The tape 22 frictionally drives the

rollers

32 and 34 as the tape 22 is pulled through the apparatus. Accordingly, since the first gear 42 is larger than the second gear 44, the first roller 32 will rotate at a first rotational speed ω₁ and the second roller 34 will rotate at a higher second rotational speed ω₂. The first roller 32 has a first diameter D₁ and the second roller 34 has a second larger diameter D₂. The longitudinal speeds V1 and V2 are determined by the following equation:

V=π×D×ω

where

π=3.14,

D=the diameter of the roller, and

ω=revolutions per second.

Therefore, the longitudinal velocity V2 of the second roller 34 will be greater than the longitudinal velocity V1 of the first roller since the diameter D2 and the rotational speed ω₂ of the second roller are both greater than the diameter D₁ and the rotational speed ω₁ of the first roller. Accordingly, as seen more clearly in FIG. 4, the tape 22 will become stretched such that it has a first width W1 as it enters the stretching zone 40 and a second width W2 as it exits the stretching zone 40.

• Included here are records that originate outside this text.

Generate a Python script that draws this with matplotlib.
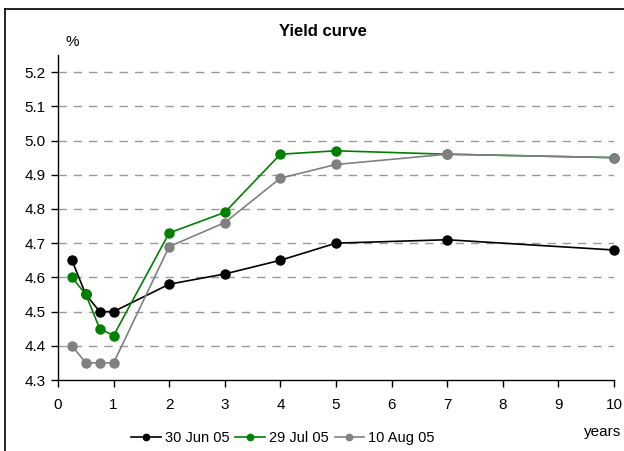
import matplotlib.pyplot as plt
from matplotlib.lines import Line2D

plt.rcParams['font.family'] = ['Liberation Sans', 'DejaVu Sans']

# Maturities in years
maturities = [0.25, 0.5, 0.75, 1, 2, 3, 4, 5, 7, 10]

# Yields in percent
jun30 = [4.65, 4.55, 4.50, 4.50, 4.58, 4.61, 4.65, 4.70, 4.71, 4.68]
jul29 = [4.60, 4.55, 4.45, 4.43, 4.73, 4.79, 4.96, 4.97, 4.96, 4.95]
aug10 = [4.40, 4.35, 4.35, 4.35, 4.69, 4.76, 4.89, 4.93, 4.96, 4.95]

labels = ['30 Jun 05', '29 Jul 05', '10 Aug 05']
colors = ['#000000', '#008000', '#808080']

fig = plt.figure(figsize=(6.24, 4.51), dpi=100)
W, H = 624, 451
ax = fig.add_axes([58 / W, (H - 380) / H, (614 - 58) / W, (380 - 55) / H])

for vals, lab, col in zip([jun30, jul29, aug10], labels, colors):
    ax.plot(maturities, vals, color=col, marker='o', markersize=6.5,
            linewidth=1.2, label=lab, clip_on=False)

ax.set_xlim(0, 10)
ax.set_ylim(4.3, 5.25)
ax.set_xticks(range(0, 11))
ax.set_yticks([4.3, 4.4, 4.5, 4.6, 4.7, 4.8, 4.9, 5.0, 5.1, 5.2])
ax.set_yticklabels([f'{v:.1f}' for v in ax.get_yticks()])
ax.tick_params(axis='both', direction='out', length=5, width=1,
               labelsize=11, colors='black')
ax.tick_params(axis='x', pad=8)
ax.tick_params(axis='y', pad=4)

for y in [4.4, 4.5, 4.6, 4.7, 4.8, 4.9, 5.0, 5.1, 5.2]:
    ax.axhline(y, color='#999999', linestyle=(0, (6, 5)), linewidth=1, zorder=0)

for s in ['top', 'right']:
    ax.spines[s].set_visible(False)
ax.spines['left'].set_linewidth(1)
ax.spines['bottom'].set_linewidth(1)

fig.text(323 / W, 1 - 31 / H, 'Yield curve', ha='center', va='center',
         fontsize=12, fontweight='bold')
fig.text(72 / W, 1 - 42 / H, '%', ha='center', va='center', fontsize=11)
fig.text(603 / W, 1 - 432 / H, 'years', ha='center', va='center', fontsize=11)

fig.legend(loc='center', bbox_to_anchor=(283 / W, 1 - 438 / H), ncol=3,
           frameon=False, fontsize=10.5, handlelength=2.0, handletextpad=0.3,
           columnspacing=0.4, markerscale=0.7)

# frame around the chart
fig.add_artist(Line2D([5 / W, 1], [1 - 9 / H, 1 - 9 / H], color='black',
                      linewidth=1.2, transform=fig.transFigure))
fig.add_artist(Line2D([5 / W, 5 / W], [0, 1 - 9 / H], color='black',
                      linewidth=1.2, transform=fig.transFigure))

fig.savefig('out.png', dpi=100)
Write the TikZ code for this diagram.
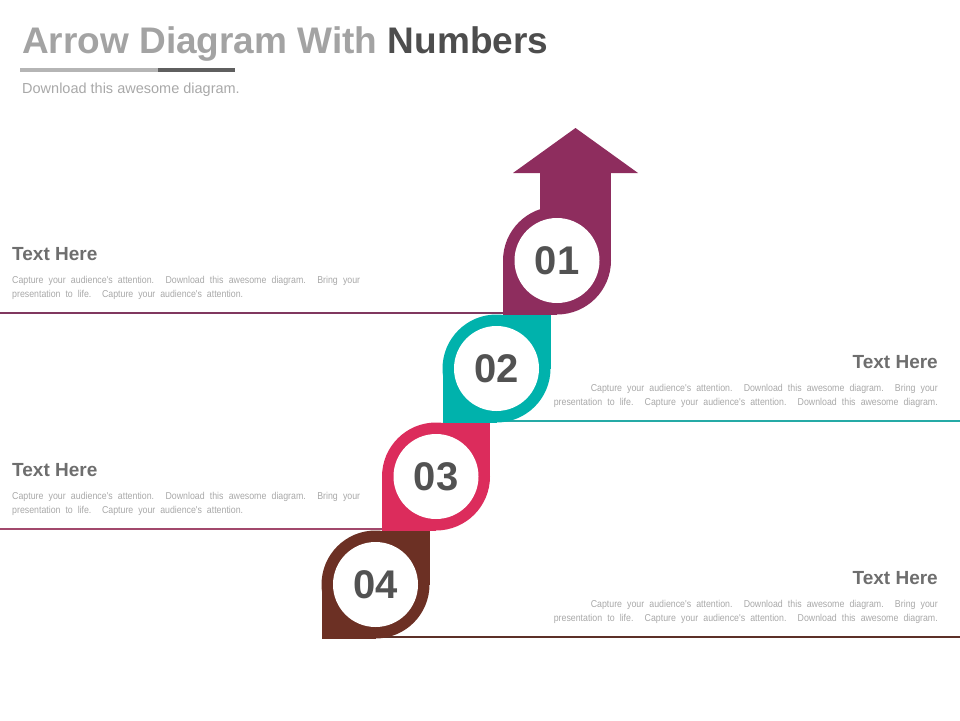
\documentclass[tikz,border=0pt]{standalone}
\usepackage{fontspec}
\setmainfont{Liberation Sans}
\newfontfamily\bodyfont[FakeStretch=0.88]{Liberation Sans}
\usepackage{tikz}

\definecolor{plum}{HTML}{8E2D5E}
\definecolor{tealstep}{HTML}{00B2AC}
\definecolor{rosestep}{HTML}{DC2C5C}
\definecolor{brownstep}{HTML}{6C3024}
\definecolor{plumrule}{HTML}{80385F}
\definecolor{tealrule}{HTML}{25AAA6}
\definecolor{roserule}{HTML}{A2486C}
\definecolor{brownrule}{HTML}{5C3028}
\definecolor{headgray}{HTML}{6E6E6E}
\definecolor{bodygray}{HTML}{A8A8A8}
\definecolor{numgray}{HTML}{525252}
\definecolor{titlelight}{HTML}{A3A3A3}
\definecolor{titledark}{HTML}{4D4D4D}

% drop shape: circle with a square top right and bottom left corner
\newcommand{\dropshape}[2]{%
  \fill[#2] (#1) circle (54);
  \fill[#2] (#1) rectangle ++(54,-54);
  \fill[#2] (#1) rectangle ++(-54,54);
}

\begin{document}
\begin{tikzpicture}[x=1pt,y=-1pt,
    numcircle/.style={shape=circle,fill=white,minimum size=85pt,inner sep=0pt,text=numgray,font=\bfseries\fontsize{40}{40}\selectfont},
    headtext/.style={inner sep=0pt,text=headgray,font=\bfseries\fontsize{19}{19}\selectfont},
    bodytext/.style={inner sep=0pt,text=bodygray,font=\bodyfont\fontsize{10}{12}\selectfont},
    steprule/.style={line width=2.2pt}]
        \useasboundingbox (0,0) rectangle (960,720);

        % title
        \node[anchor=base west,inner sep=0pt,font=\bfseries\fontsize{37}{37}\selectfont] (title) at (22,53) {\textcolor{titlelight}{Arrow Diagram With} \textcolor{titledark}{Numbers}};
        \coordinate (bar1) at (20,70);
        \coordinate (bar2) at (158,70);
        \coordinate (bar3) at (235,70);
        \draw[line width=4pt,titlelight!80] (bar1) -- (bar2);
        \draw[line width=4pt,titledark!90] (bar2) -- (bar3);
        \node[anchor=base west,inner sep=0pt,text=bodygray,font=\fontsize{14.5}{14.5}\selectfont] (sub) at (22,93) {Download this awesome diagram.};

        % step centres
        \coordinate (c1) at (557,260.5);
        \coordinate (c2) at (496.5,368.5);
        \coordinate (c3) at (436,476.5);
        \coordinate (c4) at (375.5,584.5);

        % rules
        \coordinate (w1) at (0,313);
        \coordinate (e2) at (960,421);
        \coordinate (w3) at (0,529);
        \coordinate (e4) at (960,637);
        \draw[steprule,plumrule] (w1) -- (w1 -| c1);
        \draw[steprule,tealrule] (c2 |- e2) -- (e2);
        \draw[steprule,roserule] (w3) -- (w3 -| c3);
        \draw[steprule,brownrule] (c4 |- e4) -- (e4);

        % arrow
        \coordinate (tip) at (575.5,128);
        \fill[plum] (540,173) rectangle (c1 -| 611,0);
        \fill[plum] (513,173) -- (tip) -- (638,173) -- cycle;

        % steps
        \dropshape{c1}{plum}
        \dropshape{c2}{tealstep}
        \dropshape{c3}{rosestep}
        \dropshape{c4}{brownstep}

        \node[numcircle] (n1) at (c1) {01};
        \node[numcircle] (n2) at (c2) {02};
        \node[numcircle] (n3) at (c3) {03};
        \node[numcircle] (n4) at (c4) {04};

        % text blocks
        \node[headtext,anchor=base west] (h1) at (12,260.5) {Text Here};
        \node[bodytext,anchor=base west] (b1a) at (12,283) {\makebox[348pt][s]{Capture your audience's attention. Download this awesome diagram. Bring your}};
        \node[bodytext,anchor=base west] (b1b) at (12,297) {\makebox[231pt][s]{presentation to life. Capture your audience's attention.}};

        \node[headtext,anchor=base east] (h2) at (938,368.5) {Text Here};
        \node[bodytext,anchor=base east] (b2a) at (938,391) {\makebox[347pt][s]{Capture your audience's attention. Download this awesome diagram. Bring your}};
        \node[bodytext,anchor=base east] (b2b) at (938,405) {\makebox[384pt][s]{presentation to life. Capture your audience's attention. Download this awesome diagram.}};

        \node[headtext,anchor=base west] (h3) at (12,476.5) {Text Here};
        \node[bodytext,anchor=base west] (b3a) at (12,499) {\makebox[348pt][s]{Capture your audience's attention. Download this awesome diagram. Bring your}};
        \node[bodytext,anchor=base west] (b3b) at (12,513) {\makebox[231pt][s]{presentation to life. Capture your audience's attention.}};

        \node[headtext,anchor=base east] (h4) at (938,584.5) {Text Here};
        \node[bodytext,anchor=base east] (b4a) at (938,607) {\makebox[347pt][s]{Capture your audience's attention. Download this awesome diagram. Bring your}};
        \node[bodytext,anchor=base east] (b4b) at (938,621) {\makebox[384pt][s]{presentation to life. Capture your audience's attention. Download this awesome diagram.}};
\end{tikzpicture}
\end{document}
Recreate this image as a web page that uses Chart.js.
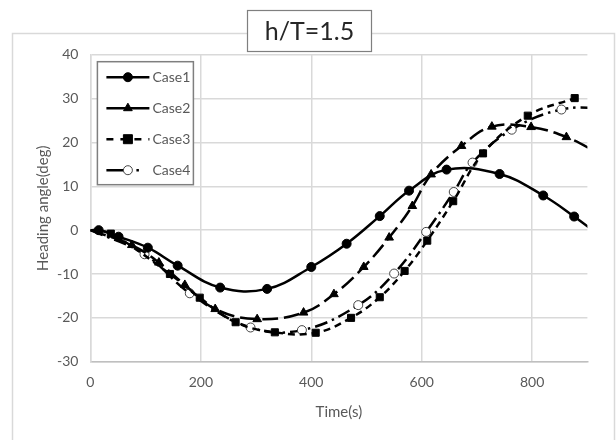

The amount of stretch or elongation of the tape 22 as it passes through the stretching zone 40 is dependent upon the difference of the longitudinal velocities and any slippage that may occur as a result of the amount of frictional engagement between the tape 22 and the engagement surfaces 36 and 38. The amount of frictional engagement depends in part upon the material used to construct the

rollers

32 and 34, the size of the engagement surfaces 36 and 38, and whether the tackified side of the tape 22 contacts the engagement surfaces 36 and 38. Preferably, the disparate longitudinal velocities and the amount of frictional engagement are adjusted such that the tape is stretched approximately between 600-800% when using a tape. This particular range of elongation provides the best characteristics of resiliency, tensile strength, and detackification of the tape described in Assignee's above-referenced co-pending U.S. Applications. It has been found that the following dimensions when incorporated in the above embodiment can obtain the preferred stretch ratio when the rollers are comprised of a hard plastic material: D₁ =0.5 inches, (1.27 cm) D₂ =1.0 inches, (2.54 cm) the first gear 42 has 56 teeth, and the second gear 44 has 16 teeth.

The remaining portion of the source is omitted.